One of Picketty's data sources is the endowments of U.S. Universities. He uses them to illustrate the economies of scale for investors - rich endowments have a higher return on investment (ROI) than more modest endowments. (For me, it is conceptually difficult to think a $100 million endowment as modest.) The important applicable fact was most endowments only make about 5%. This is the estimate Picketty also makes for the total ROI for most capital.
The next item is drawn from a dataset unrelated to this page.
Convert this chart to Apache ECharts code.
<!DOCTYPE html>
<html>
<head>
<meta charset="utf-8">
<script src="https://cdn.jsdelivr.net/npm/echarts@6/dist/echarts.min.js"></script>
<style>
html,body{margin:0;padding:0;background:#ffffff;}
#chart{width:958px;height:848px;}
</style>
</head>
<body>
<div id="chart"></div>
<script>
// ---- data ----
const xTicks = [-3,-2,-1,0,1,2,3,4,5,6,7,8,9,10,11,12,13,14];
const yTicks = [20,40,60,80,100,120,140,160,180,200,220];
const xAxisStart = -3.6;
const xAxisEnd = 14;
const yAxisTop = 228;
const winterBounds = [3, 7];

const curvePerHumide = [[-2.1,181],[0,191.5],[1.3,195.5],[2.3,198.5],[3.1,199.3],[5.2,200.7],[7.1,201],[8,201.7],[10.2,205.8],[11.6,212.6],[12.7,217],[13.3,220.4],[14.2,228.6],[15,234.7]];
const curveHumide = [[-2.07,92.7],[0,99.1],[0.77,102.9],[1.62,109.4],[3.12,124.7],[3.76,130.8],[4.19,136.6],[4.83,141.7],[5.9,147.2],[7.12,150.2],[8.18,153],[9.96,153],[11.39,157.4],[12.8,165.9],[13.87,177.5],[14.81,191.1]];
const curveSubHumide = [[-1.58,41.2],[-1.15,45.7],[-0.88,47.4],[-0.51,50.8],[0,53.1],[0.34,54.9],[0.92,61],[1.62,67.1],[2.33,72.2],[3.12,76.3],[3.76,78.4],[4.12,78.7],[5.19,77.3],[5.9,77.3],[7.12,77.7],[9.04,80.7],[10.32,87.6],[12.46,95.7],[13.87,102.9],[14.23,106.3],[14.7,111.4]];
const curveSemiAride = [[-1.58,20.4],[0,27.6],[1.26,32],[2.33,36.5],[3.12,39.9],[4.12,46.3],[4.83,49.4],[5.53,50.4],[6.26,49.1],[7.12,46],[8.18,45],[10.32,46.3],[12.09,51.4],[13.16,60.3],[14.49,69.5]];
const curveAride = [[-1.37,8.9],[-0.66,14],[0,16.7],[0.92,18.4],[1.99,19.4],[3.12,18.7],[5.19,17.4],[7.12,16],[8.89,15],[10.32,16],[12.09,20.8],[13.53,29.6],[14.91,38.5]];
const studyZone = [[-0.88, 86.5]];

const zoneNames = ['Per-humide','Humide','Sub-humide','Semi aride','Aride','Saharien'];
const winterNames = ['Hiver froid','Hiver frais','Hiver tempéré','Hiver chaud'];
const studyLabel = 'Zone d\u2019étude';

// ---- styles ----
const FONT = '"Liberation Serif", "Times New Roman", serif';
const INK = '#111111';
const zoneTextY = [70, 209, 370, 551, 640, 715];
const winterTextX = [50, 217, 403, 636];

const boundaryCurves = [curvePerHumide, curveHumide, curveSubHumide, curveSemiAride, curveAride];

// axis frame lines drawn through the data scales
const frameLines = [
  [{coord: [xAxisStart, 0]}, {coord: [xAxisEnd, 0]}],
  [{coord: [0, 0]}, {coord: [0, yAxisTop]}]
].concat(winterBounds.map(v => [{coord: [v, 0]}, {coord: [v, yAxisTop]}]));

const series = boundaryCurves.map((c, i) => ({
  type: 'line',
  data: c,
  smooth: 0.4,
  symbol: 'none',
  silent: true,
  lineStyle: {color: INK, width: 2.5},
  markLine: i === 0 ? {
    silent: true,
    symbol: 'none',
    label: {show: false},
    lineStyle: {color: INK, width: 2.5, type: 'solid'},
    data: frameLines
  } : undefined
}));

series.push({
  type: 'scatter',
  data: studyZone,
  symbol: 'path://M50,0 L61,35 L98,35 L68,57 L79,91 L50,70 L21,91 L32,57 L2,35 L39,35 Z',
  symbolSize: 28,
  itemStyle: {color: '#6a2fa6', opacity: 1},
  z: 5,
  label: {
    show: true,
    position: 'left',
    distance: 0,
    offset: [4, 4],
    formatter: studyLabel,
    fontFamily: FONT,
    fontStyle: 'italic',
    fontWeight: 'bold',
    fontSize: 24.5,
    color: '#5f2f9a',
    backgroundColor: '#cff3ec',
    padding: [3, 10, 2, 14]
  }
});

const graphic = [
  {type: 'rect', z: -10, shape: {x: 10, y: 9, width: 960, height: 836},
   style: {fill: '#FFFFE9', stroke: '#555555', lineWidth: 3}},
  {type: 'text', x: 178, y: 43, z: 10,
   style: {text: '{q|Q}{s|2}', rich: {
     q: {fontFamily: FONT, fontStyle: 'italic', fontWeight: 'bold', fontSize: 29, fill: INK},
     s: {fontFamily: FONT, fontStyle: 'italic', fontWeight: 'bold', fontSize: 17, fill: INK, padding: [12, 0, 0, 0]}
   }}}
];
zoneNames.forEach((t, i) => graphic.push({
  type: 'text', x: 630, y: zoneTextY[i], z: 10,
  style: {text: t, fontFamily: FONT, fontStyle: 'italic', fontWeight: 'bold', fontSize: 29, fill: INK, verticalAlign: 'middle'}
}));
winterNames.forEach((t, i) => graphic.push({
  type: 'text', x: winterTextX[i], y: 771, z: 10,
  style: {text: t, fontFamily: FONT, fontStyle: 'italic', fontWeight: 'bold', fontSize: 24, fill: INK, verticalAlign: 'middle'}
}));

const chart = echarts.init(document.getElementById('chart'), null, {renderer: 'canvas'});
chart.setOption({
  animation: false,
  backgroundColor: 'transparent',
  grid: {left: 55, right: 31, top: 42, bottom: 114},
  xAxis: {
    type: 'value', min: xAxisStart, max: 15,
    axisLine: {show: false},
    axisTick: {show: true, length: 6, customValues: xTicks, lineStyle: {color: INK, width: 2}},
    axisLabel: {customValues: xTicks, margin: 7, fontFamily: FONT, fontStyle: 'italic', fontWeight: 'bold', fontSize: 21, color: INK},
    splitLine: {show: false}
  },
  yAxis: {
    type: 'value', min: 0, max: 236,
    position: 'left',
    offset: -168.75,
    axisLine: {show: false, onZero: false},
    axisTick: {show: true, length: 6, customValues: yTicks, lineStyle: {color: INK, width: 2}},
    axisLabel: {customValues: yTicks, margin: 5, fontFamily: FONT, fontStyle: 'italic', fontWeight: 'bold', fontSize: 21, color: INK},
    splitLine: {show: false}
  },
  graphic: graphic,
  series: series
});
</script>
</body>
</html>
So, I started thinking, if a University is funding Library materials with an endowment how much of the endowment is needed? The basic answer is 20 times the price.  Which works well with fixed expenses. For example if you want to spend $1000 on books each year, you need a $20000 endowment. Or $21000 - $1000 to spend and $20000 to generate $1000 for next year. If I'm dealing with an ongoing commitment, like subscriptions, using this rubric is going to get you in trouble.
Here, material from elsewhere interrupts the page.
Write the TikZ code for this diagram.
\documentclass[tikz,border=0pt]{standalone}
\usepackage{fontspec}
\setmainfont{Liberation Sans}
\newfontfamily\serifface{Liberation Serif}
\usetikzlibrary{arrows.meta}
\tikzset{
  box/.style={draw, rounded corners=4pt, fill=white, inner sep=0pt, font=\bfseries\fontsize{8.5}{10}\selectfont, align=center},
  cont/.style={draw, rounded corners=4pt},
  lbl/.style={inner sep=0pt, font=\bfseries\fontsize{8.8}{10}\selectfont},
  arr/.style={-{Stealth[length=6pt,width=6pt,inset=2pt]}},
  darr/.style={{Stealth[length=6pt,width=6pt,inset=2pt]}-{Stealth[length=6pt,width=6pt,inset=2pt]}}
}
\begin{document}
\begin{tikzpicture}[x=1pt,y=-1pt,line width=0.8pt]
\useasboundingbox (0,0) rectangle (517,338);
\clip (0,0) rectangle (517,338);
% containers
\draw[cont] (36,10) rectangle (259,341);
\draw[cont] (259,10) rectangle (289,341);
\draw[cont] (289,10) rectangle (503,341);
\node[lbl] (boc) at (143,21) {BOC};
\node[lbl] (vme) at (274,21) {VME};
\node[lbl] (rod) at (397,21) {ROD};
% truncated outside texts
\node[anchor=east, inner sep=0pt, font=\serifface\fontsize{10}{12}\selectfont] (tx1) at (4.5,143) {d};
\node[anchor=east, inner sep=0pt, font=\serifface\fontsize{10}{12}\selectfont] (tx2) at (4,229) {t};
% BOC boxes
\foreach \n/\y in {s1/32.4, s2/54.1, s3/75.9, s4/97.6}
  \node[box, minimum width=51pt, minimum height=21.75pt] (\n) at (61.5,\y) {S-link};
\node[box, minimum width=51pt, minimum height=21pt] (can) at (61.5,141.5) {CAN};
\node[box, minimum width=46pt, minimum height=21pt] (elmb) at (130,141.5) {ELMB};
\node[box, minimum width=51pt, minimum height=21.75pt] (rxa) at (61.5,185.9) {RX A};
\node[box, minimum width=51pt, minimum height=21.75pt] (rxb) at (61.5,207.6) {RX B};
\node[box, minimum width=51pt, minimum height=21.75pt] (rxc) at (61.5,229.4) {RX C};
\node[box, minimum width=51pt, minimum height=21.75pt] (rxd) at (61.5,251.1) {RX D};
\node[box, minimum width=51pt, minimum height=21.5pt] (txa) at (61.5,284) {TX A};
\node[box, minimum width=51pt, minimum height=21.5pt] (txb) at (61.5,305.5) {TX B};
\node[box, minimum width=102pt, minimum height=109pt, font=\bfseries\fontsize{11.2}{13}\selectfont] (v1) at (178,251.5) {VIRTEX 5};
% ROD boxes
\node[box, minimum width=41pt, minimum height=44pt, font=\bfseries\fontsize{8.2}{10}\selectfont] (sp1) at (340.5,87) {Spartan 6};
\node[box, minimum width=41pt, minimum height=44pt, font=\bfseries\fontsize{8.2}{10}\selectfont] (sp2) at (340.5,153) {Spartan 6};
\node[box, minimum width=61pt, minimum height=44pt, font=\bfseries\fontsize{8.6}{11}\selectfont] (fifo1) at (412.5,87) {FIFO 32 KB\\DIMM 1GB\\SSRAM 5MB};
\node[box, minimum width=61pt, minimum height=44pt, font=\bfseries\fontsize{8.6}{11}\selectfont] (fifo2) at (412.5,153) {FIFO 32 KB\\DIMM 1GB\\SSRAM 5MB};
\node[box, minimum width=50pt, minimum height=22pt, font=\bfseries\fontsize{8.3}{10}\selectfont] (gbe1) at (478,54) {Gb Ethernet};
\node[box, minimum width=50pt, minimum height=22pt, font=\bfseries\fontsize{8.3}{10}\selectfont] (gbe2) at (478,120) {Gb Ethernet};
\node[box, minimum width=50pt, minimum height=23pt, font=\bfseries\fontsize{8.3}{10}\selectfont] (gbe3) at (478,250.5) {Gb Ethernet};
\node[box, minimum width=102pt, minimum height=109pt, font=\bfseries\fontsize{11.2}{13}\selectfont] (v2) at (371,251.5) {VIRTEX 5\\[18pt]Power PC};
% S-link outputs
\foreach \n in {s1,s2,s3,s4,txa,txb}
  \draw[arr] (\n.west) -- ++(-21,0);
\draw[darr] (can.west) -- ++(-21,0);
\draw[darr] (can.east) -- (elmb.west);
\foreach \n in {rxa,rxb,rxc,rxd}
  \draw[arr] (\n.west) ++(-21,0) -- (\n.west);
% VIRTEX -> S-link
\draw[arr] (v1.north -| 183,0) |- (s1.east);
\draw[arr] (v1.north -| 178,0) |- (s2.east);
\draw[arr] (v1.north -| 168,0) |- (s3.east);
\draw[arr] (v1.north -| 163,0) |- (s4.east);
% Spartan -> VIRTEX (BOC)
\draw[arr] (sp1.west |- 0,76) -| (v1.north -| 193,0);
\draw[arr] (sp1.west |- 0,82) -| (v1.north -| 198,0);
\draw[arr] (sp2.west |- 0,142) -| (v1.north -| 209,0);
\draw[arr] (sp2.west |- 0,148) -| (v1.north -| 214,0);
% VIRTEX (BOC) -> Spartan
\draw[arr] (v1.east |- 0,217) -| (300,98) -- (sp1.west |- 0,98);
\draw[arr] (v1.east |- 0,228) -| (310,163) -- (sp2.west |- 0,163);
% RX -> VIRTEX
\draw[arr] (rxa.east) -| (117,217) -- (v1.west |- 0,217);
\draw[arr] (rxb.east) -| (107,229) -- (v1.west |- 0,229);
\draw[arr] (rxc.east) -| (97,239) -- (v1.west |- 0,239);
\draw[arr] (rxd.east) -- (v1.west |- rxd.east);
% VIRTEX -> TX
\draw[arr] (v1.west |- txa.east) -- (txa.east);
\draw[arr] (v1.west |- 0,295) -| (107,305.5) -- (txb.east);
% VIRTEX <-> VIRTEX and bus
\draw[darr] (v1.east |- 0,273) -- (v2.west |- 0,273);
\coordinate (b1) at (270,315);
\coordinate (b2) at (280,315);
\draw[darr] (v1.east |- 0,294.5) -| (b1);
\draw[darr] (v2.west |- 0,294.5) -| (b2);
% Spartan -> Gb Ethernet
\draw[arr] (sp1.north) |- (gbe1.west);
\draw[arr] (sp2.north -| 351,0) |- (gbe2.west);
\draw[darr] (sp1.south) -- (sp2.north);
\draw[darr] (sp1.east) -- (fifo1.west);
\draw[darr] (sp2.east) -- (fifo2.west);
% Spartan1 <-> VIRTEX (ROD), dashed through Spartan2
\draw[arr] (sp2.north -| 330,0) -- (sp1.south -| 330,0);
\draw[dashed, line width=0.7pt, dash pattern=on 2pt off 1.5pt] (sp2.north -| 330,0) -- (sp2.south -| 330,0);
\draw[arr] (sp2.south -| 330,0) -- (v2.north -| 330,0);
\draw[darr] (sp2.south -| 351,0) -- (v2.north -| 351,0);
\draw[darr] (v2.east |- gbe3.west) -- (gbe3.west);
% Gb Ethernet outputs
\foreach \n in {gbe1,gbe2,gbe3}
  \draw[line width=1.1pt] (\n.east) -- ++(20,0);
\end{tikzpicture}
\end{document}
A simple approximation, is to subtract the inflation rate (N) from the ROI. So, if a librarian locks in the low rate of 3% inflation - most publishers offer 3-5%, the library needs to have an endowment of $50000 for each $1000 of new spending. And if a publisher wants 5%, the library can't take the journal in good conscience - the fiduciary responsibility is to preserve the endowment to continue to support the university, not hand it over to the publisher. This creates a problem. Investor's in publishers want a ROI of 5%. If the publisher can create the 5% from increased productivity, every one will be happy. If not the system will collapse as universities cut spending and publisher's raise prices in response to drops in revenue. This is a good definition of unsustainable.

Essentially, without increased productivity, we're pitting university donors against publisher shareholders. Each group may contain the same people. One model, we could adopt for dealing with the problems is the regulated monopoly model used for some public utilities. Publishers could be guaranteed steady, but modest profits. Prices would be transparent and would not increase unless approved by a public oversight board. It would remove a lot of the budget stress at universities and could actually increase the number of subscriptions sold by academic publishers.